----- Extracted information

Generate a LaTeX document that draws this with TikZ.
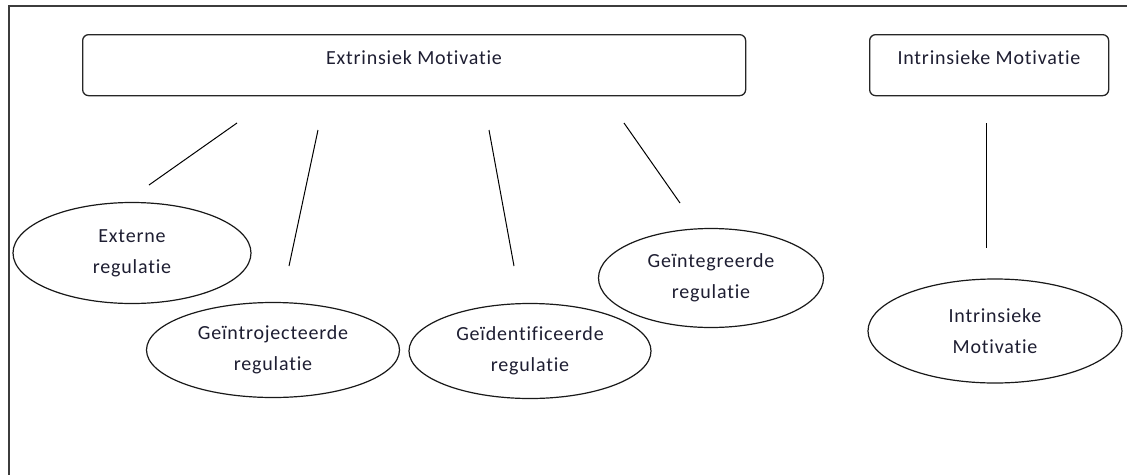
\documentclass[tikz,border=0pt]{standalone}
\usepackage{fontspec}
\setmainfont{Carlito}[LetterSpace=4, Ligatures={NoCommon}]
\usetikzlibrary{shapes.geometric}
\definecolor{ink}{RGB}{30,30,50}
\definecolor{framec}{RGB}{60,60,60}
\tikzset{
  x=1pt, y=1pt,
  frameline/.style={draw=framec, line width=2pt},
  bigbox/.style={draw=black!85, line width=1.3pt, rounded corners=6pt, rectangle, anchor=north west, inner sep=0pt},
  oval/.style={draw=black!90, line width=1.2pt, ellipse, inner sep=0pt, align=center, font=\fontsize{20}{31}\selectfont, text=ink},
  tlabel/.style={font=\fontsize{20}{31}\selectfont, text=ink},
  link/.style={draw=black, line width=1pt}
}
\begin{document}
\begin{tikzpicture}
\useasboundingbox (0,0) rectangle (1127,-474);
\fill[white] (0,0) rectangle (1127,-474);
% frame
\draw[frameline] (9,-476) -- (9,-6) -- (1130,-6);
% boxes
\node[bigbox, minimum width=663, minimum height=61] (ext) at (82,-34) {};
\node[tlabel] (extt) at (414,-58) {Extrinsiek Motivatie};
\node[bigbox, minimum width=239, minimum height=61] (intr) at (869,-34) {};
\node[tlabel] (intrt) at (989,-58) {Intrinsieke Motivatie};
% ellipses
\node[oval, minimum width=238, minimum height=101] (e1) at (132,-253) {Externe\\regulatie};
\node[oval, minimum width=253, minimum height=95] (e2) at (273,-350) {Geïntrojecteerde\\regulatie};
\node[oval, minimum width=242, minimum height=95] (e3) at (530,-351) {Geïdentificeerde\\regulatie};
\node[oval, minimum width=225, minimum height=99] (e4) at (711,-278) {Geïntegreerde\\regulatie};
\node[oval, minimum width=254, minimum height=104] (e5) at (995,-331) {Intrinsieke\\Motivatie};
% connector ends
\coordinate (a1) at (237,-123); \coordinate (b1) at (149,-185);
\coordinate (a2) at (318,-130); \coordinate (b2) at (289,-266);
\coordinate (a3) at (489,-130); \coordinate (b3) at (514,-266);
\coordinate (a4) at (624,-123); \coordinate (b4) at (680,-203);
\coordinate (a5) at (986,-123); \coordinate (b5) at (986,-248);
\draw[link] (a1) -- (b1);
\draw[link] (a2) -- (b2);
\draw[link] (a3) -- (b3);
\draw[link] (a4) -- (b4);
\draw[link] (a5) -- (b5);
\end{tikzpicture}
\end{document}
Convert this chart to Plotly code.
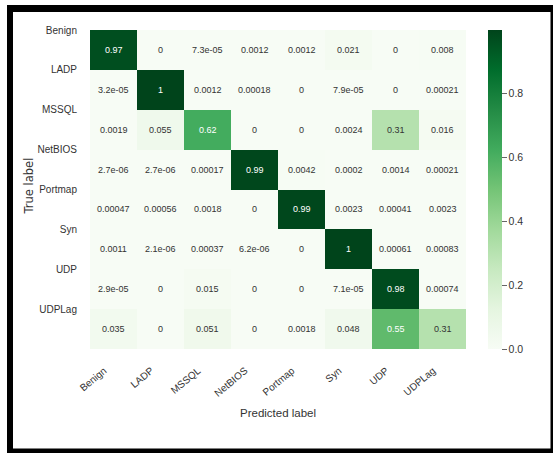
import plotly.graph_objects as go

labels = ["Benign", "LADP", "MSSQL", "NetBIOS", "Portmap", "Syn", "UDP", "UDPLag"]
values = [
    [0.97, 0, 7.3e-05, 0.0012, 0.0012, 0.021, 0, 0.008],
    [3.2e-05, 1, 0.0012, 0.00018, 0, 7.9e-05, 0, 0.00021],
    [0.0019, 0.055, 0.62, 0, 0, 0.0024, 0.31, 0.016],
    [2.7e-06, 2.7e-06, 0.00017, 0.99, 0.0042, 0.0002, 0.0014, 0.00021],
    [0.00047, 0.00056, 0.0018, 0, 0.99, 0.0023, 0.00041, 0.0023],
    [0.0011, 2.1e-06, 0.00037, 6.2e-06, 0, 1, 0.00061, 0.00083],
    [2.9e-05, 0, 0.015, 0, 0, 7.1e-05, 0.98, 0.00074],
    [0.035, 0, 0.051, 0, 0.0018, 0.048, 0.55, 0.31],
]
cbar_ticks = [0.0, 0.2, 0.4, 0.6, 0.8]

greens = ['#f7fcf5', '#e5f5e0', '#c7e9c0', '#a1d99b', '#74c476',
          '#41ab5d', '#238b45', '#006d2c', '#00441b']
colorscale = [[i / (len(greens) - 1), c] for i, c in enumerate(greens)]

W, H = 555, 454
PL, PR, PT, PB = 90, 466, 30, 349  # plot area in pixels


def px(x):
    return (x - PL) / (PR - PL)


def py(y):
    return (PB - y) / (PB - PT)


n = len(labels)
centers = [i + 0.5 for i in range(n)]
NARROW = "Liberation Sans, Arial, sans-serif"
TXT = "#333333"

fig = go.Figure()
fig.add_trace(go.Heatmap(
    z=values, x=centers, y=centers,
    colorscale=colorscale, zmin=0, zmax=max(max(r) for r in values),
    showscale=True,
    colorbar=dict(
        thickness=14, len=1, lenmode="fraction", y=0.5, yanchor="middle",
        x=px(488), xanchor="left", xpad=0, ypad=0, outlinewidth=0,
        tickvals=cbar_ticks, ticktext=[f"{t:.1f}" for t in cbar_ticks],
        ticks="outside", ticklen=5, tickcolor="#666666",
        tickfont=dict(family=NARROW, size=10.5, color=TXT),
    ),
    hoverinfo="skip",
))

annotations = []
for i, row in enumerate(values):
    for j, v in enumerate(row):
        annotations.append(dict(
            x=centers[j], y=centers[i], xref="x", yref="y",
            text=format(v, ".2g"), showarrow=False,
            font=dict(family=NARROW, size=9, color="white" if v > 0.5 else TXT),
        ))

annotations.append(dict(
    x=px(277.5), y=py(413), xref="paper", yref="paper",
    xanchor="center", yanchor="middle",
    text="Predicted label", showarrow=False,
    font=dict(family=NARROW, size=11.5, color=TXT),
))
annotations.append(dict(
    x=px(28.5), y=py(186), xref="paper", yref="paper",
    xanchor="center", yanchor="middle",
    text="True label", showarrow=False, textangle=-90,
    font=dict(family="DejaVu Sans", size=11.5, color=TXT),
))

shapes = []
for x0, x1, y0, y1 in [(7, 13, 5, 453), (7, 553, 5, 12),
                       (550.5, 553, 5, 453), (7, 553, 448.5, 453)]:
    shapes.append(dict(type="rect", xref="paper", yref="paper",
                       x0=px(x0), x1=px(x1), y0=py(y1), y1=py(y0),
                       fillcolor="black", line=dict(width=0)))

fig.update_layout(
    width=W, height=H,
    margin=dict(l=PL, r=W - PR, t=PT, b=H - PB),
    paper_bgcolor="white", plot_bgcolor="white",
    annotations=annotations, shapes=shapes,
    xaxis=dict(range=[0, n], tickvals=[c - 0.2 for c in centers],
               ticktext=labels, tickangle=-40, showgrid=False, zeroline=False,
               ticks="outside", ticklen=11, tickcolor="rgba(0,0,0,0)",
               tickfont=dict(family=NARROW, size=10, color=TXT), showline=False),
    yaxis=dict(range=[n, 0], tickvals=list(range(n)), ticktext=labels,
               showgrid=False, zeroline=False,
               ticks="outside", ticklen=10, tickcolor="rgba(0,0,0,0)",
               tickfont=dict(family=NARROW, size=10, color=TXT), showline=False),
)

fig.write_html("out.html")
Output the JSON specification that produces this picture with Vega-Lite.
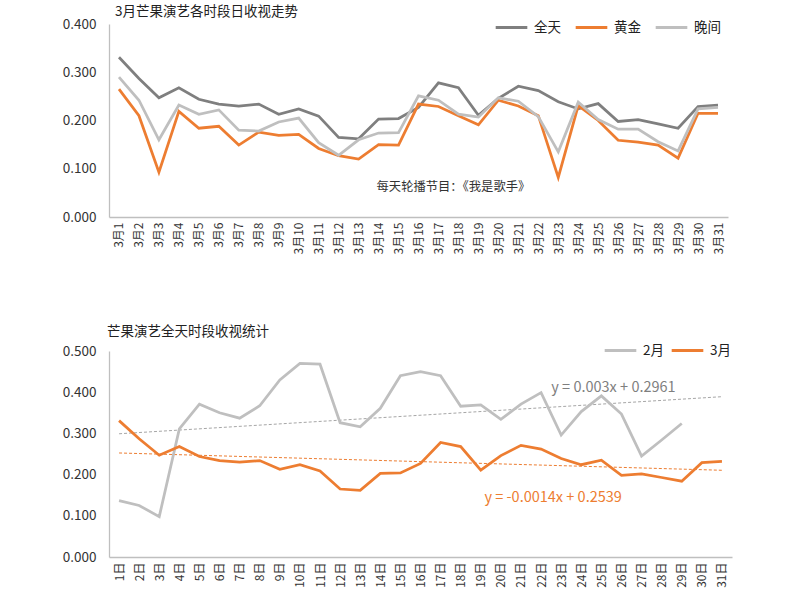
{
  "$schema": "https://vega.github.io/schema/vega-lite/v6.json",
  "padding": {"left": 53, "top": 4, "right": 5, "bottom": 5},
  "config": {
    "view": {"stroke": null},
    "font": "Noto Sans CJK SC",
    "axis": {"domainColor": "#bfbfbf", "domainWidth": 1.3, "ticks": false, "grid": false, "labelColor": "#333333", "title": null},
    "legend": {"symbolType": "stroke", "symbolSize": 1000, "symbolStrokeWidth": 3, "labelFontSize": 13.5, "labelColor": "#222222", "direction": "horizontal", "columnPadding": 8, "labelOffset": 5, "title": null},
    "title": {"anchor": "start", "frame": "group", "fontSize": 13.5, "fontWeight": "normal", "color": "#222222", "font": "Noto Sans CJK SC"}
  },
  "datasets": {
    "daily": [
      {"d": "3月1", "全天": 0.331, "黄金": 0.265, "晚间": 0.290},
      {"d": "3月2", "全天": 0.287, "黄金": 0.210, "晚间": 0.242},
      {"d": "3月3", "全天": 0.247, "黄金": 0.093, "晚间": 0.160},
      {"d": "3月4", "全天": 0.268, "黄金": 0.219, "晚间": 0.232},
      {"d": "3月5", "全天": 0.244, "黄金": 0.184, "晚间": 0.213},
      {"d": "3月6", "全天": 0.234, "黄金": 0.188, "晚间": 0.222},
      {"d": "3月7", "全天": 0.230, "黄金": 0.149, "晚间": 0.180},
      {"d": "3月8", "全天": 0.234, "黄金": 0.176, "晚间": 0.178},
      {"d": "3月9", "全天": 0.213, "黄金": 0.169, "晚间": 0.197},
      {"d": "3月10", "全天": 0.224, "黄金": 0.171, "晚间": 0.205},
      {"d": "3月11", "全天": 0.209, "黄金": 0.142, "晚间": 0.154},
      {"d": "3月12", "全天": 0.165, "黄金": 0.127, "晚间": 0.128},
      {"d": "3月13", "全天": 0.162, "黄金": 0.120, "晚间": 0.160},
      {"d": "3月14", "全天": 0.203, "黄金": 0.150, "晚间": 0.174},
      {"d": "3月15", "全天": 0.204, "黄金": 0.149, "晚间": 0.175},
      {"d": "3月16", "全天": 0.227, "黄金": 0.234, "晚间": 0.251},
      {"d": "3月17", "全天": 0.278, "黄金": 0.229, "晚间": 0.242},
      {"d": "3月18", "全天": 0.268, "黄金": 0.210, "晚间": 0.213},
      {"d": "3月19", "全天": 0.211, "黄金": 0.191, "晚间": 0.207},
      {"d": "3月20", "全天": 0.246, "黄金": 0.242, "晚间": 0.247},
      {"d": "3月21", "全天": 0.271, "黄金": 0.230, "晚间": 0.240},
      {"d": "3月22", "全天": 0.262, "黄金": 0.210, "晚间": 0.208},
      {"d": "3月23", "全天": 0.239, "黄金": 0.082, "晚间": 0.135},
      {"d": "3月24", "全天": 0.224, "黄金": 0.231, "晚间": 0.238},
      {"d": "3月25", "全天": 0.235, "黄金": 0.200, "晚间": 0.202},
      {"d": "3月26", "全天": 0.198, "黄金": 0.159, "晚间": 0.182},
      {"d": "3月27", "全天": 0.202, "黄金": 0.155, "晚间": 0.182},
      {"d": "3月28", "全天": 0.193, "黄金": 0.149, "晚间": 0.156},
      {"d": "3月29", "全天": 0.184, "黄金": 0.122, "晚间": 0.137},
      {"d": "3月30", "全天": 0.229, "黄金": 0.215, "晚间": 0.224},
      {"d": "3月31", "全天": 0.232, "黄金": 0.215, "晚间": 0.227}
    ],
    "monthly": [
      {"day": "1日", "2月": 0.137, "3月": 0.331},
      {"day": "2日", "2月": 0.125, "3月": 0.287},
      {"day": "3日", "2月": 0.098, "3月": 0.247},
      {"day": "4日", "2月": 0.311, "3月": 0.268},
      {"day": "5日", "2月": 0.371, "3月": 0.244},
      {"day": "6日", "2月": 0.350, "3月": 0.234},
      {"day": "7日", "2月": 0.337, "3月": 0.230},
      {"day": "8日", "2月": 0.367, "3月": 0.234},
      {"day": "9日", "2月": 0.430, "3月": 0.213},
      {"day": "10日", "2月": 0.470, "3月": 0.224},
      {"day": "11日", "2月": 0.468, "3月": 0.209},
      {"day": "12日", "2月": 0.326, "3月": 0.165},
      {"day": "13日", "2月": 0.316, "3月": 0.162},
      {"day": "14日", "2月": 0.361, "3月": 0.203},
      {"day": "15日", "2月": 0.440, "3月": 0.204},
      {"day": "16日", "2月": 0.450, "3月": 0.227},
      {"day": "17日", "2月": 0.440, "3月": 0.278},
      {"day": "18日", "2月": 0.366, "3月": 0.268},
      {"day": "19日", "2月": 0.369, "3月": 0.211},
      {"day": "20日", "2月": 0.334, "3月": 0.246},
      {"day": "21日", "2月": 0.371, "3月": 0.271},
      {"day": "22日", "2月": 0.399, "3月": 0.262},
      {"day": "23日", "2月": 0.296, "3月": 0.239},
      {"day": "24日", "2月": 0.353, "3月": 0.224},
      {"day": "25日", "2月": 0.391, "3月": 0.235},
      {"day": "26日", "2月": 0.347, "3月": 0.198},
      {"day": "27日", "2月": 0.245, "3月": 0.202},
      {"day": "28日", "2月": 0.284, "3月": 0.193},
      {"day": "29日", "2月": 0.324, "3月": 0.184},
      {"day": "30日", "3月": 0.229},
      {"day": "31日", "3月": 0.232}
    ],
    "trend": [
      {"day": "1日", "series": "2月", "v": 0.2991},
      {"day": "31日", "series": "2月", "v": 0.3891},
      {"day": "1日", "series": "3月", "v": 0.2525},
      {"day": "31日", "series": "3月", "v": 0.2105}
    ],
    "trendLabels": [
      {"day": "26日", "series": "2月", "v": 0.41, "label": "y = 0.003x + 0.2961"},
      {"day": "23日", "series": "3月", "v": 0.143, "label": "y = -0.0014x + 0.2539"}
    ]
  },
  "vconcat": [
    {
      "title": {"text": "3月芒果演艺各时段日收视走势", "offset": -1, "dx": 6},
      "width": 619,
      "height": 193,
      "layer": [
        {
          "data": {"name": "daily"},
          "transform": [{"fold": ["全天", "黄金", "晚间"], "as": ["series", "value"]}],
          "mark": {"type": "line", "strokeWidth": 2.75},
          "encoding": {
            "x": {"field": "d", "type": "ordinal", "sort": null,
                  "axis": {"labelAngle": -90, "labelFontSize": 12, "labelPadding": 5}},
            "y": {"field": "value", "type": "quantitative",
                  "scale": {"domain": [0, 0.4], "nice": false},
                  "axis": {"values": [0, 0.1, 0.2, 0.3, 0.4], "format": ".3f", "labelFontSize": 13.5, "labelPadding": 13, "minExtent": 56}},
            "color": {"field": "series", "type": "nominal",
                      "scale": {"domain": ["全天", "黄金", "晚间"], "range": ["#7f7f7f", "#ed7d31", "#bfbfbf"]},
                      "legend": {"orient": "none", "legendX": 385, "legendY": -14}}
          }
        },
        {
          "data": {"values": [{"d": "3月14", "v": 0.063, "note": "每天轮播节目：《我是歌手》"}]},
          "mark": {"type": "text", "align": "left", "baseline": "middle", "fontSize": 12.3, "dx": -2, "color": "#333333"},
          "encoding": {
            "x": {"field": "d", "type": "ordinal", "sort": null},
            "y": {"field": "v", "type": "quantitative"},
            "text": {"field": "note"}
          }
        }
      ]
    },
    {
      "title": {"text": "芒果演艺全天时段收视统计", "offset": -5, "dx": -2},
      "width": 623,
      "height": 206,
      "encoding": {
        "x": {"field": "day", "type": "ordinal",
              "scale": {"domain": ["1日", "2日", "3日", "4日", "5日", "6日", "7日", "8日", "9日", "10日", "11日", "12日", "13日", "14日", "15日", "16日", "17日", "18日", "19日", "20日", "21日", "22日", "23日", "24日", "25日", "26日", "27日", "28日", "29日", "30日", "31日"]},
              "axis": {"labelAngle": -90, "labelFontSize": 12, "labelPadding": 5}}
      },
      "layer": [
        {
          "data": {"name": "trend"},
          "transform": [{"filter": "datum.series === '2月'"}],
          "mark": {"type": "line", "strokeWidth": 1, "strokeDash": [3, 2], "color": "#a6a6a6"},
          "encoding": {
            "y": {"field": "v", "type": "quantitative"}
          }
        },
        {
          "data": {"name": "trend"},
          "transform": [{"filter": "datum.series === '3月'"}],
          "mark": {"type": "line", "strokeWidth": 1, "strokeDash": [3, 2], "color": "#ed7d31"},
          "encoding": {
            "y": {"field": "v", "type": "quantitative"}
          }
        },
        {
          "data": {"name": "monthly"},
          "transform": [
            {"fold": ["2月", "3月"], "as": ["series", "value"]},
            {"filter": "isValid(datum.value)"}
          ],
          "mark": {"type": "line", "strokeWidth": 2.75},
          "encoding": {
            "y": {"field": "value", "type": "quantitative",
                  "scale": {"domain": [0, 0.5], "nice": false},
                  "axis": {"values": [0, 0.1, 0.2, 0.3, 0.4, 0.5], "format": ".3f", "labelFontSize": 13.5, "labelPadding": 13}},
            "color": {"field": "series", "type": "nominal",
                      "scale": {"domain": ["2月", "3月"], "range": ["#bfbfbf", "#ed7d31"]},
                      "legend": {"orient": "none", "legendX": 494, "legendY": -18, "columnPadding": 1}}
          }
        },
        {
          "data": {"name": "trendLabels"},
          "mark": {"type": "text", "align": "center", "baseline": "middle", "fontSize": 14.5, "dx": -8},
          "encoding": {
            "y": {"field": "v", "type": "quantitative"},
            "text": {"field": "label"},
            "color": {"field": "series", "type": "nominal",
                      "scale": {"domain": ["2月", "3月"], "range": ["#7f7f7f", "#ed7d31"]},
                      "legend": null}
          }
        }
      ],
      "resolve": {"scale": {"color": "independent"}}
    }
  ],
  "spacing": 70
}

----------

Exercise details >> Tally the lines of the data that contain the string "with" and report the total alone.

Answer in full >> 2